Racismo – Nenhum imaginário se cristaliza gratuitamente. Em 11 de setembro de 1887, o jornal A Província do Espírito Santo publicou em primeira página a “Lenda da criação do preto”. “No tempo da criação do mundo, Satanás vendo o Padre Eterno criar Adão, de um pedaço de barro, quis também fazer o mesmo. Pegou num pedaço de argila, deu-lhe as mesmas voltas que vira dar-lhe Deus, e depois insuflou-lhe a vida num sopro. Mas com grande espanto e com grande raiva sua, esse bocado de barro, como tudo o mais que ele tocava, ficou negro: – o seu homem era um homem preto”.

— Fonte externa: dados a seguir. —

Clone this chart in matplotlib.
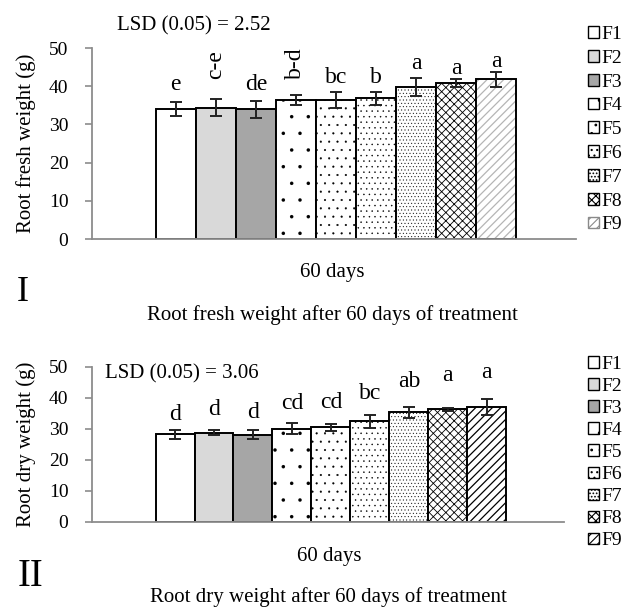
import numpy as np
import matplotlib
matplotlib.use('Agg')
from matplotlib import pyplot as plt
from matplotlib.patches import Patch

plt.rcParams['font.family'] = ['Liberation Serif', 'DejaVu Serif']
plt.rcParams['hatch.linewidth'] = 0.8

# data
treatments = ['F1', 'F2', 'F3', 'F4', 'F5', 'F6', 'F7', 'F8', 'F9']
fresh_weight = [34.0, 34.4, 34.0, 36.4, 36.4, 36.8, 39.8, 40.8, 41.8]
fresh_err = [1.8, 2.2, 2.2, 1.4, 2.0, 1.6, 2.3, 1.1, 2.0]
fresh_letters = ['e', 'c-e', 'de', 'b-d', 'bc', 'b', 'a', 'a', 'a']
dry_weight = [28.1, 28.6, 28.0, 29.9, 30.4, 32.3, 35.2, 36.2, 36.9]
dry_err = [1.5, 0.8, 1.5, 1.8, 1.1, 2.2, 1.7, 0.4, 2.5]
dry_letters = ['d', 'd', 'd', 'cd', 'cd', 'bc', 'ab', 'a', 'a']
yticks = [0, 10, 20, 30, 40, 50]

# bar styles
face_colors = ['white', '#d9d9d9', '#a6a6a6', 'white', 'white', 'white', 'white', 'white', 'white']
hatches = [None, None, None, '.', '..', '...', '.....', 'xxxx', '////']
hatch_lw = [1, 1, 1, 0.1, 0.3, 0.3, 0.3, 0.6, 0.9]
# gap between error bar top and the letter (data units), as placed in the original
fresh_gap = [1.8, 5.3, 1.6, 4.0, 1.0, 1.2, 1.0, 0.0, -0.2]
dry_gap = [1.6, 3.4, 2.4, 3.0, 3.5, 3.4, 5.0, 7.0, 5.3]

W, H = 629, 609


def fig_xy(x, y):
    # pixel position (from top-left) -> figure fraction
    return x / W, 1 - y / H


def set_hlw(patches, lw):
    for p in patches:
        if hasattr(p, 'set_hatch_linewidth'):
            p.set_hatch_linewidth(lw)


def draw_panel(ax, values, errs, letters, gaps, f9_color, xlim, width_px):
    x = np.arange(len(values))
    for i in range(len(values)):
        if i == len(values) - 1:
            # hatch in its own colour, then a black outline on top
            b = ax.bar(x[i], values[i], width=1.0, color='white', edgecolor=f9_color,
                       hatch=hatches[i], linewidth=0)
            ax.bar(x[i], values[i], width=1.0, fill=False, edgecolor='black', linewidth=1.4)
        else:
            b = ax.bar(x[i], values[i], width=1.0, color=face_colors[i], edgecolor='black',
                       hatch=hatches[i], linewidth=1.4)
        set_hlw(b, hatch_lw[i])
    ax.errorbar(x, values, yerr=errs, fmt='none', ecolor='#222222', elinewidth=1.4,
                capsize=4.5, capthick=1.4)
    for xi, v, e, lab, g in zip(x, values, errs, letters, gaps):
        rot = 90 if '-' in lab else 0
        ax.text(xi, v + e + g, lab, ha='center', va='bottom', rotation=rot, fontsize=17)
    ax.set_ylim(0, 50)
    ax.set_xlim(*xlim)
    ax.set_yticks(yticks)
    ax.set_xticks([])
    for s in ['top', 'right']:
        ax.spines[s].set_visible(False)
    for s in ['left', 'bottom']:
        ax.spines[s].set_color('#8c8c8c')
        ax.spines[s].set_linewidth(1.3)
    ax.tick_params(axis='y', direction='out', length=5, width=1.2, color='#8c8c8c',
                   labelsize=14, pad=12)
    ax.yaxis.set_label_coords(-(92 - 36) / width_px, 0.5)


fig = plt.figure(figsize=(W / 100, H / 100), dpi=100)

# panel I
ax1 = fig.add_axes([92 / W, 1 - 239 / H, 484 / W, 191 / H])
draw_panel(ax1, fresh_weight, fresh_err, fresh_letters, fresh_gap, '#b5b5b5',
           (-2.09, 9.99), 484)
ax1.set_ylabel('Root fresh weight (g)', fontsize=15)

# panel II
ax2 = fig.add_axes([92 / W, 1 - 521.5 / H, 472 / W, 155 / H])
draw_panel(ax2, dry_weight, dry_err, dry_letters, dry_gap, 'black', (-2.13, 9.98), 472)
ax2.set_ylabel('Root dry weight (g)', fontsize=15)

# legends
for f9_color, top_y, spacing in [('#8a8a8a', 26, 0.35), ('black', 356, 0.26)]:
    handles = []
    for i, name in enumerate(treatments):
        edge = f9_color if i == len(treatments) - 1 else 'black'
        handles.append(Patch(facecolor=face_colors[i], edgecolor=edge, hatch=hatches[i],
                             linewidth=1.0, label=name))
    set_hlw(handles, 0.3)
    fig.legend(handles=handles, loc='upper left', bbox_to_anchor=fig_xy(588, top_y),
               frameon=False, fontsize=14, handlelength=0.55, handleheight=0.55,
               handletextpad=0.15, labelspacing=spacing, borderpad=0, borderaxespad=0)

# texts around the panels
fig.text(*fig_xy(194, 26), 'LSD (0.05) = 2.52', ha='center', va='center', fontsize=15)
fig.text(*fig_xy(332, 273), '60 days', ha='center', va='center', fontsize=15)
fig.text(*fig_xy(23, 292), 'I', ha='center', va='center', fontsize=26)
fig.text(*fig_xy(332, 315), 'Root fresh weight after 60 days of treatment',
         ha='center', va='center', fontsize=15)

fig.text(*fig_xy(105, 374), 'LSD (0.05) = 3.06', ha='left', va='center', fontsize=15)
fig.text(*fig_xy(329, 557), '60 days', ha='center', va='center', fontsize=15)
fig.text(*fig_xy(30, 577), 'II', ha='center', va='center', fontsize=28)
fig.text(*fig_xy(328, 597), 'Root dry weight after 60 days of treatment',
         ha='center', va='center', fontsize=15)

fig.savefig('out.png', dpi=100)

“Ali ao pé corria límpido e transparente o branco rio Jordão. Satanás teve uma ideia, lavar o seu homem para lhe tirar a negrura. E pegou nele pela cintura como se pega num cachorro e mergulhou-o no rio. Mas as águas do Jordão afastaram-se imediatamente, enojadas com aquela negrura, e o homem de Satã, o primeiro negro, apenas mergulhou os pés e as mãos no lodo. E por isso só as palmas das mãos e dos pés ficaram brancos. Furioso com o seu desastre, Satanás perdeu a cabeça, e pespegou um famoso murro na cara do seu negro que lhe achatou o nariz e lhe fez inchar os lábios. O desgraçado preto pediu misericórdia, e Satanás, passado o primeiro momento de fúria, compreendendo que no fim de contas o negro não tinha nenhuma culpa de ser assim, teve dó dele, arrependeu-se de repente do seu gênio e acariciou, passando-lhe a mão pela cabeça. Mas a mão do diabo queima tudo em que toca: crestou o cabelo do negro como se os seus dedos fossem ferro de frisar. E foi daí que o preto ficou com carapinha”.

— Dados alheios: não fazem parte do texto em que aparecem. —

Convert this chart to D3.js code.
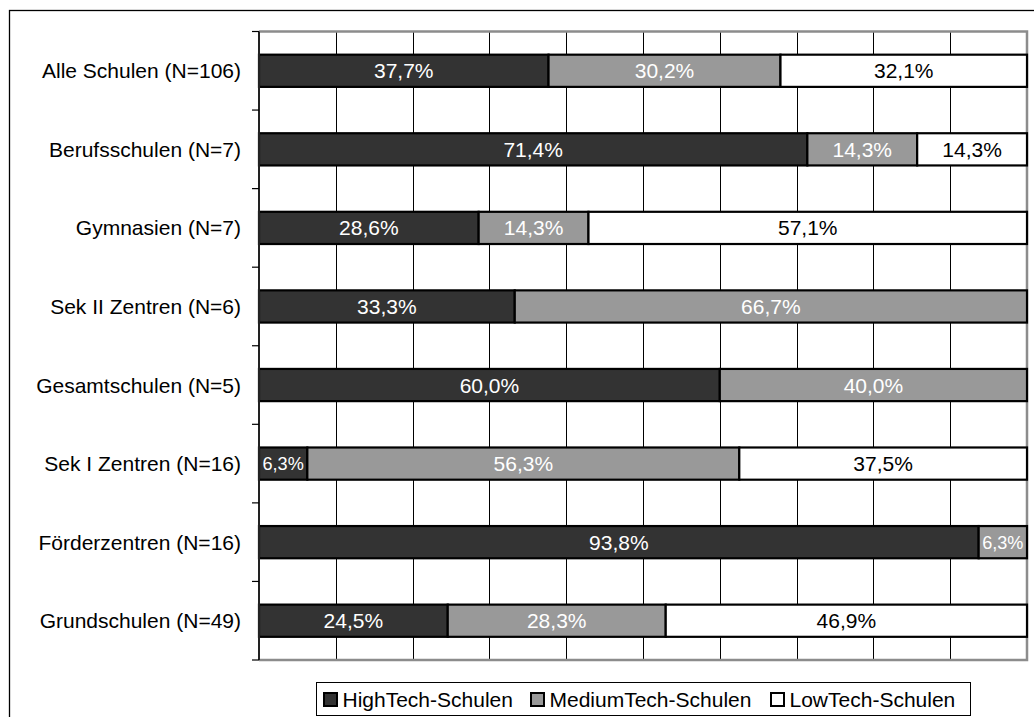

A conclusão é acachapante: “Si non é vero...” O processo de substituição da mão de obra escrava seria marcado pelo incentivo ao racismo. Pereira Barreto, em artigos publicados em A Província de São Paulo, em 1880, encarnava o cientificismo racista da época: “O que constitui, porém, o grosso da nossa população escrava é o contingente das outras populações caracterizadas todas anatomicamente pela sua menor massa de substância cerebral; e esta condição anatômica de inferioridade é bem própria para abrandar os rancores abolicionistas contra a parte da sociedade que tem por si a vantagem efetiva da superioridade intelectual”.

As marcas do escravismo e do racismo da retórica de valorização da raça branca superior europeia estão ainda por toda parte. Precisamos de pesquisa comprometida com a revelação constante desse passado que insemina o presente e compromete o futuro. Não há nisso neutralidade possível.